1. Sets are objects in the collections framework that keep only one copy of each element. We saw an example of this earlier in the chapter. We will create a HashSet instance and copy all the elements from the list into it. This will automatically eliminate duplicates:

   Set <String> textSet = new HashSet <String> ();

   textSet.addAll(text);

2. The next step, now that we have the set, is to create an iterator that will check how many copies of each element from the set can be found in the list:

   Iterator iterator = textSet.iterator();

3. Using the same technique that we saw in previous examples for how to iterate through a set, we will find the next node in the set and check in the list for the frequency of the string stored in the node:

   while (iterator.hasNext()) {

       //point to next element

       String s = (String) iterator.next();

       // get the amount of times this word shows up in the text

       int freq = Collections.frequency(text, s);

       // print out the result

       System.out.println(s + " appears " + freq + " times");

   }

   Note

   The final code can be referred at: https://packt.live/2BrplvS.

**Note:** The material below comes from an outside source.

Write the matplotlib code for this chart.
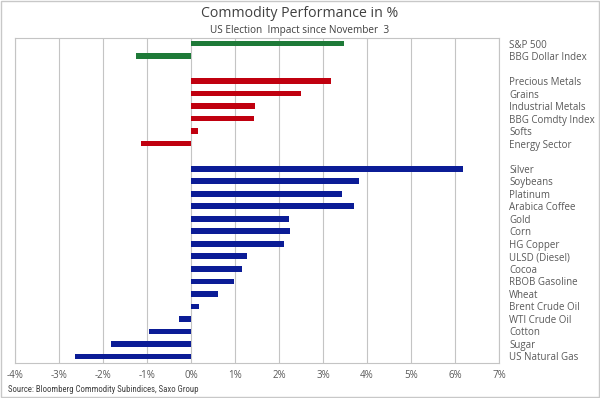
import numpy as np
import matplotlib.pyplot as plt
from matplotlib.patches import Rectangle
from matplotlib import font_manager

# Data (% change since November 3)
market_labels = ["S&P 500", "BBG Dollar Index"]
market_values = [3.47, -1.26]

sector_labels = ["Precious Metals", "Grains", "Industrial Metals", "BBG Comdty Index",
                 "Softs", "Energy Sector"]
sector_values = [3.17, 2.49, 1.45, 1.43, 0.15, -1.13]

commodity_labels = ["Silver", "Soybeans", "Platinum", "Arabica Coffee", "Gold", "Corn",
                    "HG Copper", "ULSD (Diesel)", "Cocoa", "RBOB Gasoline", "Wheat",
                    "Brent Crude Oil", "WTI Crude Oil", "Cotton", "Sugar", "US Natural Gas"]
commodity_values = [6.18, 3.82, 3.44, 3.70, 2.23, 2.25, 2.12, 1.28, 1.15, 0.98, 0.62,
                    0.17, -0.27, -0.97, -1.83, -2.65]

x_ticks = [-4, -3, -2, -1, 0, 1, 2, 3, 4, 5, 6, 7]

plt.rcParams['font.family'] = ['Open Sans', 'DejaVu Sans']

# pick a narrow font for the source line if one is around
installed = {f.name for f in font_manager.fontManager.ttflist}
narrow = [n for n in ["Liberation Sans Narrow", "DejaVu Sans Condensed", "Roboto Condensed"]
          if n in installed]

fig = plt.figure(figsize=(6, 3.98), dpi=100)
ax = fig.add_axes([0.0255, 0.0887, 0.806, 0.817])

# Build row positions, leaving one empty row between groups
groups = [(market_labels, market_values, "#1e7a38"),
          (sector_labels, sector_values, "#c0000f"),
          (commodity_labels, commodity_values, "#0b1c96")]
pos = 0
all_pos, all_labels = [], []
for labels, values, color in groups:
    ys = np.arange(pos, pos + len(labels))
    ax.barh(ys, values, height=0.45, color=color, zorder=3)
    all_pos.extend(ys)
    all_labels.extend(labels)
    pos += len(labels) + 1

ax.set_ylim(pos - 1 - 0.5, -0.48)
ax.set_xlim(x_ticks[0], x_ticks[-1])
ax.set_xticks(x_ticks)
ax.set_xticklabels([f"{t}%" for t in x_ticks])
ax.xaxis.grid(True, color="#c4c4c4", linewidth=0.8, zorder=0)

ax.yaxis.tick_right()
ax.set_yticks(all_pos)
ax.set_yticklabels(all_labels)
ax.tick_params(axis="y", length=0, pad=7.5, labelsize=7, labelcolor="#595959")
ax.tick_params(axis="x", length=0, pad=5, labelsize=7, labelcolor="#595959")
for s in ax.spines.values():
    s.set_color("#c4c4c4")
    s.set_linewidth(0.8)

fig.text(0.5, 0.966, "Commodity Performance in %", ha="center", va="center",
         fontsize=10.2, color="#404040")
fig.text(0.5, 0.924, "US Election  Impact since November  3", ha="center", va="center",
         fontsize=7.2, color="#404040")
src_family = narrow[0] if narrow else "Liberation Sans"
src_size = 6.3 if narrow else 5.3
fig.text(0.013, 0.022, "Source: Bloomberg Commodity Subindices, Saxo Group", ha="left",
         va="center", fontsize=src_size, color="#404040", family=src_family)

# light frame around the whole picture
fig.patches.append(Rectangle((0.002, 0.003), 0.996, 0.994, transform=fig.transFigure,
                             fill=False, edgecolor="#c8c8c8", linewidth=1))

fig.savefig("out.png", dpi=100)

4. The outcome will depend on the kind of text you type. For the sake of testing, try the following (we will stick to this data entry for the rest of the chapter – you can copy and paste it to the terminal each time you call the application):

   this is a test

   is a test

   test is this

   *

5. The full outcome of this input will be:

   You typed: [this, is, a, test, is, a, test, test, is, this, *]

   Word count: 11

   a appears 2 times

   test appears 3 times

   this appears 2 times

   is appears 3 times

   * appears 1 times

   While the result is correct, it is not easy to read through. Ideally, results should be sorted. For example, by descending values of frequency, so that it is easy to see at a glance the most and least frequent words. This is the time to make yet another stop in the exercise as we need to introduce the idea of sorting before we move on with it.